Osama bin Laden sent thousands of emails to his various operatives around the world without Internet or a phone line at home, as he feared he would be discovered by the US government. The terrorist created a very painstaking system to pull of the feat, according to a counterterrorism official and a second person briefed on the US investigation cited by the Associated Press.

In his hideout, Osama bin Laden would type out his emails on his computer and save them to a thumb-sized flash drive. He then passed the flash drive to a trusted courier, who would proceed to a distant Internet café, presumably a different one every time. Once there, the courier would plug the memory drive into a computer, copy bin Laden's messages into emails, and send them to whoever his boss had specified. Reversing the process, the courier would copy any incoming emails to the flash drive and return to the compound, where bin Laden would read his messages offline.

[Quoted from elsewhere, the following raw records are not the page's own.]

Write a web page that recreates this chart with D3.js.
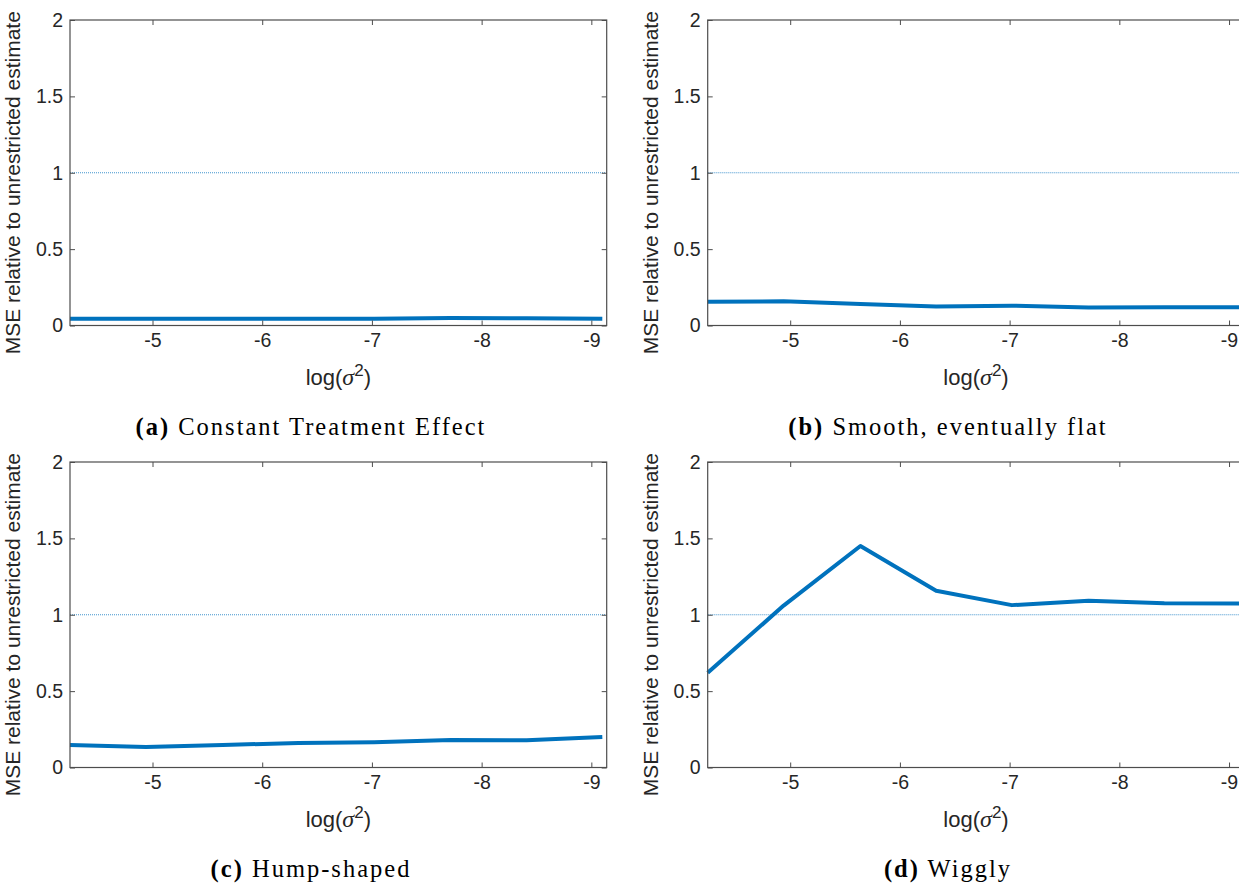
<!DOCTYPE html>
<html>
<head>
<meta charset="utf-8">
<script src="https://cdn.jsdelivr.net/npm/d3@7"></script>
<style>
  html, body { margin: 0; padding: 0; background: #fff; }
  svg { display: block; }
</style>
</head>
<body>
<svg id="chart" width="1239" height="883"></svg>
<script>
// log(sigma^2) grid, shared by all four panels
var logSigma2 = [-4.248, -4.94, -5.64, -6.33, -7.02, -7.72, -8.41, -9.10];

// MSE relative to unrestricted estimate
var constantEffect = [0.045, 0.044, 0.044, 0.044, 0.045, 0.049, 0.048, 0.044];
var smoothFlat     = [0.155, 0.158, 0.14, 0.125, 0.13, 0.118, 0.12, 0.12];
var humpShaped     = [0.148, 0.135, 0.148, 0.16, 0.165, 0.18, 0.178, 0.2];
var wiggly         = [0.62, 1.06, 1.45, 1.157, 1.063, 1.092, 1.075, 1.073];

var panelLetters  = ["(a)", "(b)", "(c)", "(d)"];
var panelTitles   = ["Constant Treatment Effect", "Smooth, eventually flat", "Hump-shaped", "Wiggly"];
var panelSeries   = [constantEffect, smoothFlat, humpShaped, wiggly];

var xTicks = [-5, -6, -7, -8, -9];
var yTicks = [0, 0.5, 1, 1.5, 2];
var refLevel = 1;

var xDomain = [-4.248, -9.14];
var yDomain = [0, 2];

var plotW = 536.7, plotH = 305.5;
var origins = [[70, 20], [707.7, 20], [70, 462], [707.7, 462]];
var captionX = [311, 948];

var lineColor = "#0072BD";
var axisColor = "#4d4d4d";
var sans = "'Liberation Sans', Arial, sans-serif";

var x = d3.scaleLinear().domain(xDomain).range([0, plotW]);
var y = d3.scaleLinear().domain(yDomain).range([plotH, 0]);

var svg = d3.select("#chart");
svg.append("rect").attr("width", 1239).attr("height", 883).attr("fill", "#fff");

panelSeries.forEach(function(series, i) {
    var ox = origins[i][0], oy = origins[i][1];
    var g = svg.append("g").attr("transform", "translate(" + ox + "," + oy + ")");

    // reference line at 1
    g.append("line")
        .attr("x1", x(xDomain[0])).attr("x2", x(xDomain[1]))
        .attr("y1", y(refLevel)).attr("y2", y(refLevel))
        .attr("stroke", lineColor)
        .attr("stroke-opacity", 0.75)
        .attr("stroke-width", 1)
        .attr("stroke-dasharray", "1,1");

    // series
    var pts = series.map(function(v, k) { return [logSigma2[k], v]; });
    var line = d3.line().x(d => x(d[0])).y(d => y(d[1]));
    g.append("path")
        .datum(pts)
        .attr("d", line)
        .attr("fill", "none")
        .attr("stroke", lineColor)
        .attr("stroke-width", 4)
        .attr("stroke-linejoin", "round");

    // axes (ticks inward, box all round)
    var xa = g.append("g").attr("transform", "translate(0," + plotH + ")")
        .call(d3.axisBottom(x).tickValues(xTicks).tickSizeInner(-5).tickSizeOuter(0).tickPadding(7.5)
              .tickFormat(d => String(d)));
    var xt = g.append("g")
        .call(d3.axisTop(x).tickValues(xTicks).tickSizeInner(-5).tickSizeOuter(0).tickFormat(""));
    var ya = g.append("g")
        .call(d3.axisLeft(y).tickValues(yTicks).tickSizeInner(-5).tickSizeOuter(0).tickPadding(7)
              .tickFormat(d => String(d)));
    var yr = g.append("g").attr("transform", "translate(" + plotW + ",0)")
        .call(d3.axisRight(y).tickValues(yTicks).tickSizeInner(-5).tickSizeOuter(0).tickFormat(""));

    [xa, xt, ya, yr].forEach(function(a) {
        a.select(".domain").remove();
        a.selectAll(".tick line").attr("stroke", axisColor).attr("stroke-width", 1);
        a.selectAll(".tick text")
            .attr("fill", "#262626")
            .style("font-family", sans)
            .style("font-size", "19.5px");
    });

    g.append("rect")
        .attr("width", plotW).attr("height", plotH)
        .attr("fill", "none")
        .attr("stroke", axisColor)
        .attr("stroke-width", 1.2);

    // y label
    g.append("text")
        .attr("transform", "translate(-50," + (plotH / 2 + 10) + ") rotate(-90)")
        .attr("text-anchor", "middle")
        .attr("fill", "#262626")
        .style("font-family", sans)
        .style("font-size", "21px")
        .text("MSE relative to unrestricted estimate");

    // x label
    var xl = g.append("text")
        .attr("x", plotW / 2)
        .attr("y", plotH + 59)
        .attr("text-anchor", "middle")
        .attr("fill", "#262626")
        .style("font-family", sans)
        .style("font-size", "22px");
    xl.append("tspan").text("log(");
    xl.append("tspan").style("font-family", "'Liberation Serif', serif").style("font-style", "italic")
        .style("font-size", "24px").text("σ");
    xl.append("tspan").attr("dy", -9).style("font-size", "17px").text("2");
    xl.append("tspan").attr("dy", 9).text(")");

    // caption
    var cap = svg.append("text")
        .attr("x", captionX[i % 2])
        .attr("y", oy + 415)
        .attr("text-anchor", "middle")
        .attr("fill", "#000")
        .style("font-family", "'Liberation Serif', 'Times New Roman', serif")
        .style("font-size", "24.5px")
        .style("letter-spacing", "2px");
    cap.append("tspan").style("font-weight", "bold").text(panelLetters[i]);
    cap.append("tspan").text(" " + panelTitles[i]);
});
</script>
</body>
</html>
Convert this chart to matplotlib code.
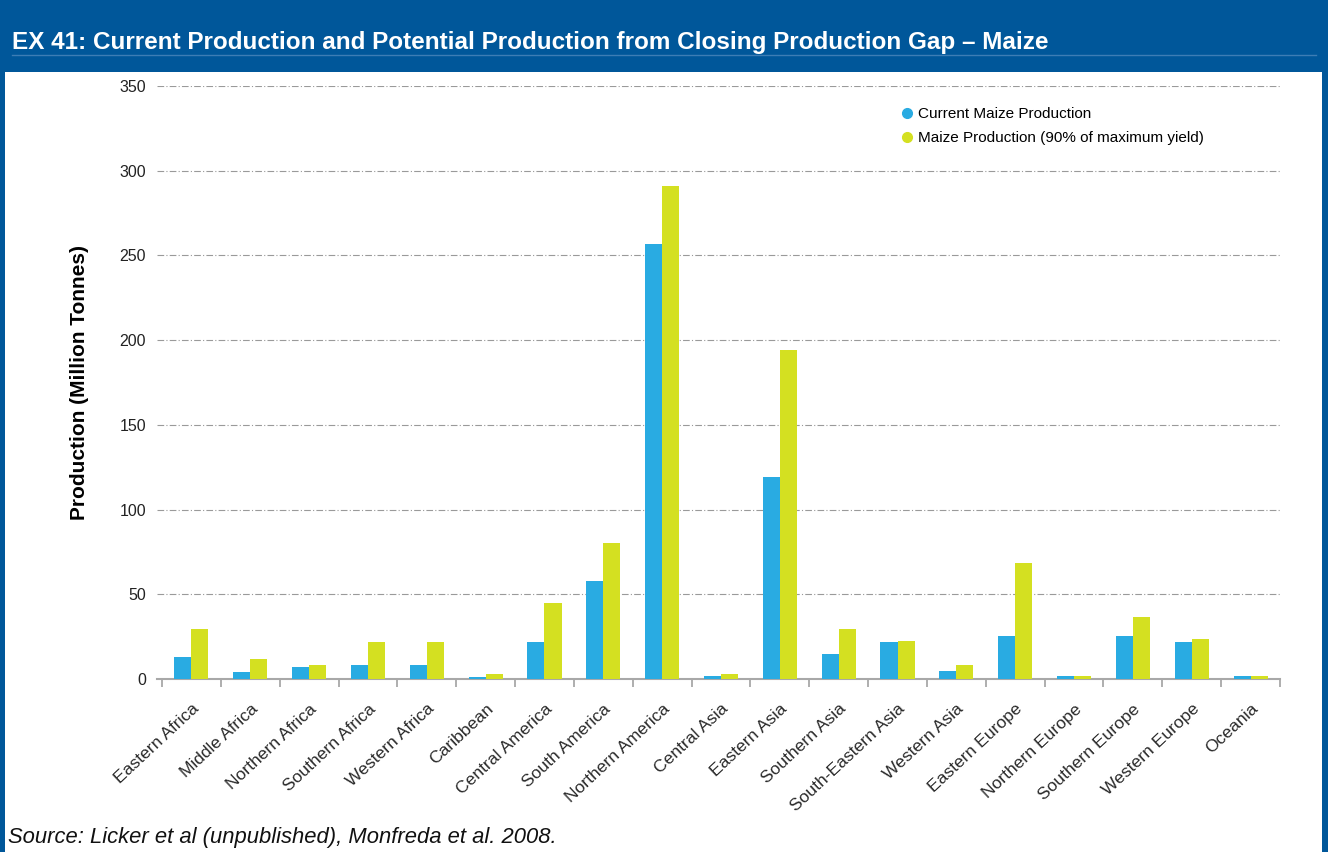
import matplotlib
matplotlib.use("Agg")
import matplotlib.pyplot as plt
from matplotlib.patches import Rectangle
from matplotlib.lines import Line2D
import numpy as np

plt.rcParams['font.family'] = ['Liberation Sans', 'DejaVu Sans']

# Regions (x axis)
regiones = ['Eastern Africa', 'Middle Africa', 'Northern Africa', 'Southern Africa',
            'Western Africa', 'Caribbean', 'Central America', 'South America',
            'Northern America', 'Central Asia', 'Eastern Asia', 'Southern Asia',
            'South-Eastern Asia', 'Western Asia', 'Eastern Europe', 'Northern Europe',
            'Southern Europe', 'Western Europe', 'Oceania']

# Million tonnes
produccion_actual = [13, 4, 7, 8, 8, 1, 22, 58, 257, 2, 119, 15, 22, 5, 25.5, 2, 25.5, 22, 2]
produccion_potencial = [29.5, 12, 8, 22, 22, 3, 45, 80, 291, 3, 194, 29.5, 22.5, 8, 68.5, 2, 36.5, 23.5, 2]

y_ticks = [0, 50, 100, 150, 200, 250, 300, 350]

AZUL = '#29ABE2'
AMARILLO = '#D4E021'
CABECERA = '#00579A'

fig = plt.figure(figsize=(13.28, 8.52), dpi=100)
W, H = 1328, 852

# Header band and frame
fig.add_artist(Rectangle((0, 1 - 72 / H), 1, 72 / H, transform=fig.transFigure,
                         facecolor=CABECERA, edgecolor='none', zorder=0))
fig.add_artist(Line2D([12 / W, 1316 / W], [1 - 55 / H, 1 - 55 / H], transform=fig.transFigure,
                      color='#3D7DB5', lw=1))
fig.add_artist(Rectangle((0, 0), 5 / W, 1, transform=fig.transFigure,
                         facecolor=CABECERA, edgecolor='none'))
fig.add_artist(Rectangle((1 - 6 / W, 0), 6 / W, 1, transform=fig.transFigure,
                         facecolor=CABECERA, edgecolor='none'))

fig.text(12 / W, 1 - 42 / H,
         'EX 41: Current Production and Potential Production from Closing Production Gap \u2013 Maize',
         color='white', fontsize=17.5, fontweight='bold', va='center', ha='left')

fig.text(8 / W, 1 - 838 / H, 'Source: Licker et al (unpublished), Monfreda et al. 2008.',
         fontsize=15.8, style='italic', va='center', ha='left', color='#111111')

# Axes
ax = fig.add_axes([157 / W, 1 - 679 / H, (1280 - 157) / W, (679 - 86) / H])
x = np.arange(len(regiones))
ancho = 0.29
ax.bar(x - ancho / 2, produccion_actual, ancho, color=AZUL, zorder=3)
ax.bar(x + ancho / 2, produccion_potencial, ancho, color=AMARILLO, zorder=3)

ax.set_ylim(0, 350)
ax.set_xlim(-0.5 - 5 / 58.8, len(regiones) - 0.5)
ax.set_yticks(y_ticks)
ax.tick_params(axis='y', length=0, labelsize=11.5, colors='#222222', pad=8)
ax.yaxis.grid(True, color='#9A9A9A', linestyle=(0, (6, 2, 1, 2)), lw=0.8, zorder=0)
ax.set_axisbelow(True)

for lado in ['left', 'right', 'top']:
    ax.spines[lado].set_visible(False)
ax.spines['bottom'].set_color('#A8A8A8')
ax.spines['bottom'].set_linewidth(1.5)

# Ticks at category boundaries, labels at centres
ax.set_xticks(np.arange(len(regiones) + 1) - 0.5)
ax.set_xticklabels([])
ax.tick_params(axis='x', which='major', length=6, width=1.3, color='#A8A8A8')
ax.set_xticks(x, minor=True)
ax.set_xticklabels(regiones, minor=True, rotation=43, ha='right', rotation_mode='anchor',
                   fontsize=12.6, color='#2A2A2A')
ax.tick_params(axis='x', which='minor', length=0, pad=16)

ax.set_ylabel('Production (Million Tonnes)', fontsize=15, fontweight='bold', labelpad=22)

# Legend with round markers
manejadores = [Line2D([], [], marker='o', ls='none', markersize=7, color=AZUL),
               Line2D([], [], marker='o', ls='none', markersize=7, color=AMARILLO)]
ax.legend(manejadores, ['Current Maize Production', 'Maize Production (90% of maximum yield)'],
          loc='upper left', bbox_to_anchor=(0.65, 0.987), frameon=False, fontsize=11,
          handlelength=0.8, handletextpad=0.3, labelspacing=0.65)

fig.savefig('out.png', dpi=100)
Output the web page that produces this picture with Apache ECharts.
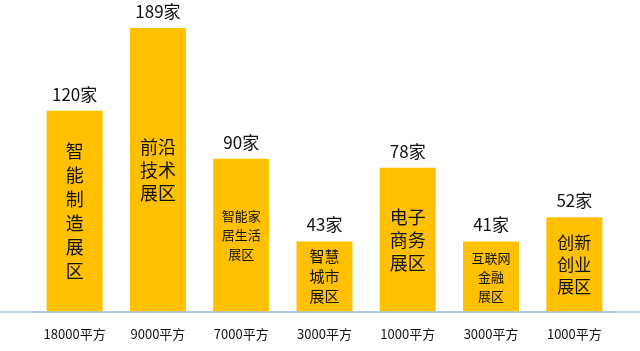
<!DOCTYPE html>
<html><head><meta charset="utf-8">
<script src="https://cdn.jsdelivr.net/npm/echarts@6/dist/echarts.min.js"></script>
<style>html,body{margin:0;padding:0;background:#fff}#c{width:640px;height:351px}</style>
</head><body><div id="c"></div>
<script>
const zones = ['智能\n制造\n展区','前沿\n技术\n展区','智能家\n居生活\n展区','智慧\n城市\n展区','电子\n商务\n展区','互联网\n金融\n展区','创新\n创业\n展区'];
const areas = ['18000平方','9000平方','7000平方','3000平方','1000平方','3000平方','1000平方'];
const counts = [120,189,90,43,78,41,52];
// visual bar heights as drawn in the reference (infographic, not proportional), in count units
const barHeights = [134,189,102,47,96,47,63];

const zoneLabels = ['智\n能\n制\n造\n展\n区','前沿\n技术\n展区','智能家\n居生活\n展区','智慧\n城市\n展区','电子\n商务\n展区','互联网\n金融\n展区','创新\n创业\n展区'];
const innerFont = [18,18,13,15,18,13,17];
const innerLH = [24,23,19,20,23,19,22];

const FONT = '"Noto Sans CJK SC","Microsoft YaHei",sans-serif';
const chart = echarts.init(document.getElementById('c'));
chart.setOption({
  animation:false,
  grid:{left:33,right:24,top:28,bottom:39},
  xAxis:{type:'category',data:areas,
    axisLine:{lineStyle:{color:'#a9c9e6',width:1.5}},
    axisTick:{show:false},
    axisLabel:{color:'#111',fontSize:13,margin:16,fontFamily:FONT}},
  yAxis:{type:'value',min:0,max:189,show:false,splitLine:{show:false}},
  series:[
    {type:'bar',barWidth:56,itemStyle:{color:'#FFC000'},
     data:barHeights.map((v,i)=>({value:v,label:{show:true,position:'inside',formatter:zoneLabels[i],
       fontSize:innerFont[i],lineHeight:innerLH[i],color:'#111',fontFamily:FONT,align:'center'}}))},
    {type:'bar',barWidth:56,barGap:'-100%',silent:true,itemStyle:{color:'rgba(0,0,0,0)'},
     data:barHeights,
     label:{show:true,position:'top',distance:8,fontSize:17,color:'#111',fontFamily:FONT,
       formatter:p=>counts[p.dataIndex]+'家'}}
  ]
});
const y0 = chart.convertToPixel({gridIndex:0},[0,0])[1];
chart.setOption({graphic:[{type:'line',shape:{x1:0,y1:y0,x2:640,y2:y0},style:{stroke:'#a9c9e6',lineWidth:1.5},z:10}]});
</script></body></html>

For years, the system, which was built on discipline and trust, helped bin Laden stay in touch with his various contacts around the world. His enemies were unable to trace him because he did not leave any digital fingerprints behind.

The US always suspected bin Laden was communicating through couriers, but did not anticipate the breadth of his communications: Navy SEALs hauled away roughly 100 flash memory drives after they killed bin Laden earlier this month. Officials say they appear to still contain bin Laden's back-and-forth communications, including email addresses, phone numbers, and thousands of messages.